▸ Collected material
------
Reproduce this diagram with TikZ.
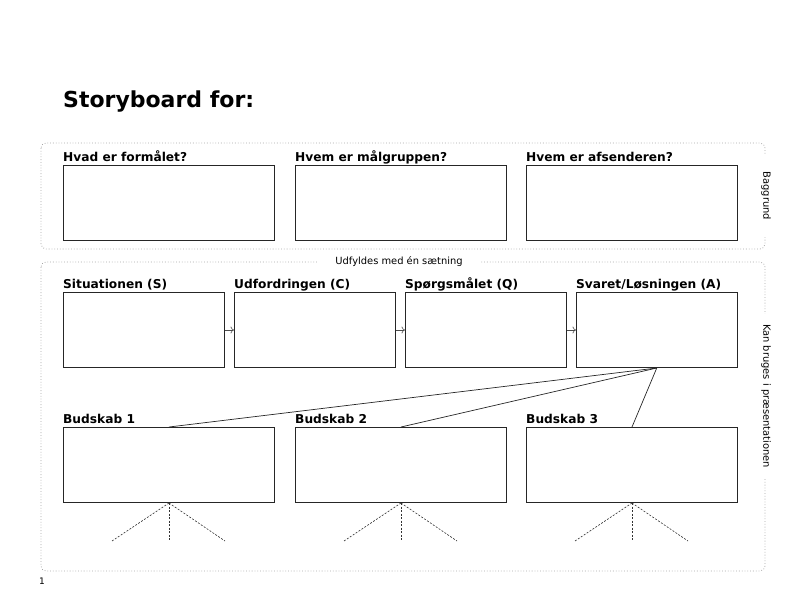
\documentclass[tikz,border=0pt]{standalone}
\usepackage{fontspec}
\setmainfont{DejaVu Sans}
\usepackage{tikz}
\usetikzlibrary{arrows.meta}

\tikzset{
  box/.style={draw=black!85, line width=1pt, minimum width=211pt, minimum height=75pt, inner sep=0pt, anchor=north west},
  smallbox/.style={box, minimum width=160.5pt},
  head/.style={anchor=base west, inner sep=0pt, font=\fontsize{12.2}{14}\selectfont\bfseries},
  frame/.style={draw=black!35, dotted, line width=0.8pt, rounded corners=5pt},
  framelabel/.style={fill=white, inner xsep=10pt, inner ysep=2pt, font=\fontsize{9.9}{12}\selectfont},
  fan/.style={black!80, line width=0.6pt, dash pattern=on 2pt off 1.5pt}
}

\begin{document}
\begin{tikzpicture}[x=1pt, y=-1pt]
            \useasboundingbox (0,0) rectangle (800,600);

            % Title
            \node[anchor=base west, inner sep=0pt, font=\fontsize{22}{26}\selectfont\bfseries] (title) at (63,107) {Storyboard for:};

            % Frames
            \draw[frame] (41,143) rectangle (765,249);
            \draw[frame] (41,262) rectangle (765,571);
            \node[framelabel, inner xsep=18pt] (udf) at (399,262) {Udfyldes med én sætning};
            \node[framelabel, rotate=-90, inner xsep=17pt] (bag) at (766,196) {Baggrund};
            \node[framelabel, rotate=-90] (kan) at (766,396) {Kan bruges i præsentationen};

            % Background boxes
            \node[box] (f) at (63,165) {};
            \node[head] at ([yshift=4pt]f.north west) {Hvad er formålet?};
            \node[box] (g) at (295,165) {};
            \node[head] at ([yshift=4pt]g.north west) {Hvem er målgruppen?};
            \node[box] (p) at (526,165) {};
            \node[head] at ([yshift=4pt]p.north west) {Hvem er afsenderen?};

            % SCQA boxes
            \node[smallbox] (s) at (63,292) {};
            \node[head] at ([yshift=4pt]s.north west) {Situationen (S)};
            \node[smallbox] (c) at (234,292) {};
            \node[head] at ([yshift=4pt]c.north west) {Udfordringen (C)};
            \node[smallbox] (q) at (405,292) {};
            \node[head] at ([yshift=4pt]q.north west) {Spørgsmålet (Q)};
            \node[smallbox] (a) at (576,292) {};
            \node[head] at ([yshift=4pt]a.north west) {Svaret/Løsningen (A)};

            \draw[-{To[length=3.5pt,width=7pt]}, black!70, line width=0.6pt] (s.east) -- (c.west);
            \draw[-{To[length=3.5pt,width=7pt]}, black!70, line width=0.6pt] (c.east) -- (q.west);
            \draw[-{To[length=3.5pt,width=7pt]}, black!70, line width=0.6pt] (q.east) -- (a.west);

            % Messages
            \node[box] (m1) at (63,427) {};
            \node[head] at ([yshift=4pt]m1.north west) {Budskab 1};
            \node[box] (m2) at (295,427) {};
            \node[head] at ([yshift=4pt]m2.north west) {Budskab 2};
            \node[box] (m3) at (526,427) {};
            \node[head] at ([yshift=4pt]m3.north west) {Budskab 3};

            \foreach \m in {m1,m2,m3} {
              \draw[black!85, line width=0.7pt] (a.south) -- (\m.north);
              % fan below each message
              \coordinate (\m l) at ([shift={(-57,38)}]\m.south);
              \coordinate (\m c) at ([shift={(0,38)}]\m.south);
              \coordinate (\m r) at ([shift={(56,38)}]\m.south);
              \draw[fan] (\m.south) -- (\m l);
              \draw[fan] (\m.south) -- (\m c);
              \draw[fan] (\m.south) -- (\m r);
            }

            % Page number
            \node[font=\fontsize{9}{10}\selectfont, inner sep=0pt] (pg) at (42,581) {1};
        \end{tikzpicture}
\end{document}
------
Without the images, write out each line of the data verbatim.

▸ Answer for this exercise
Reproduce this diagram with TikZ.
\documentclass[tikz,border=0pt]{standalone}
\usepackage{fontspec}
\setmainfont{DejaVu Sans}
\usepackage{tikz}
\usetikzlibrary{arrows.meta}

\tikzset{
  box/.style={draw=black!85, line width=1pt, minimum width=211pt, minimum height=75pt, inner sep=0pt, anchor=north west},
  smallbox/.style={box, minimum width=160.5pt},
  head/.style={anchor=base west, inner sep=0pt, font=\fontsize{12.2}{14}\selectfont\bfseries},
  frame/.style={draw=black!35, dotted, line width=0.8pt, rounded corners=5pt},
  framelabel/.style={fill=white, inner xsep=10pt, inner ysep=2pt, font=\fontsize{9.9}{12}\selectfont},
  fan/.style={black!80, line width=0.6pt, dash pattern=on 2pt off 1.5pt}
}

\begin{document}
\begin{tikzpicture}[x=1pt, y=-1pt]
            \useasboundingbox (0,0) rectangle (800,600);

            % Title
            \node[anchor=base west, inner sep=0pt, font=\fontsize{22}{26}\selectfont\bfseries] (title) at (63,107) {Storyboard for:};

            % Frames
            \draw[frame] (41,143) rectangle (765,249);
            \draw[frame] (41,262) rectangle (765,571);
            \node[framelabel, inner xsep=18pt] (udf) at (399,262) {Udfyldes med én sætning};
            \node[framelabel, rotate=-90, inner xsep=17pt] (bag) at (766,196) {Baggrund};
            \node[framelabel, rotate=-90] (kan) at (766,396) {Kan bruges i præsentationen};

            % Background boxes
            \node[box] (f) at (63,165) {};
            \node[head] at ([yshift=4pt]f.north west) {Hvad er formålet?};
            \node[box] (g) at (295,165) {};
            \node[head] at ([yshift=4pt]g.north west) {Hvem er målgruppen?};
            \node[box] (p) at (526,165) {};
            \node[head] at ([yshift=4pt]p.north west) {Hvem er afsenderen?};

            % SCQA boxes
            \node[smallbox] (s) at (63,292) {};
            \node[head] at ([yshift=4pt]s.north west) {Situationen (S)};
            \node[smallbox] (c) at (234,292) {};
            \node[head] at ([yshift=4pt]c.north west) {Udfordringen (C)};
            \node[smallbox] (q) at (405,292) {};
            \node[head] at ([yshift=4pt]q.north west) {Spørgsmålet (Q)};
            \node[smallbox] (a) at (576,292) {};
            \node[head] at ([yshift=4pt]a.north west) {Svaret/Løsningen (A)};

            \draw[-{To[length=3.5pt,width=7pt]}, black!70, line width=0.6pt] (s.east) -- (c.west);
            \draw[-{To[length=3.5pt,width=7pt]}, black!70, line width=0.6pt] (c.east) -- (q.west);
            \draw[-{To[length=3.5pt,width=7pt]}, black!70, line width=0.6pt] (q.east) -- (a.west);

            % Messages
            \node[box] (m1) at (63,427) {};
            \node[head] at ([yshift=4pt]m1.north west) {Budskab 1};
            \node[box] (m2) at (295,427) {};
            \node[head] at ([yshift=4pt]m2.north west) {Budskab 2};
            \node[box] (m3) at (526,427) {};
            \node[head] at ([yshift=4pt]m3.north west) {Budskab 3};

            \foreach \m in {m1,m2,m3} {
              \draw[black!85, line width=0.7pt] (a.south) -- (\m.north);
              % fan below each message
              \coordinate (\m l) at ([shift={(-57,38)}]\m.south);
              \coordinate (\m c) at ([shift={(0,38)}]\m.south);
              \coordinate (\m r) at ([shift={(56,38)}]\m.south);
              \draw[fan] (\m.south) -- (\m l);
              \draw[fan] (\m.south) -- (\m c);
              \draw[fan] (\m.south) -- (\m r);
            }

            % Page number
            \node[font=\fontsize{9}{10}\selectfont, inner sep=0pt] (pg) at (42,581) {1};
        \end{tikzpicture}
\end{document}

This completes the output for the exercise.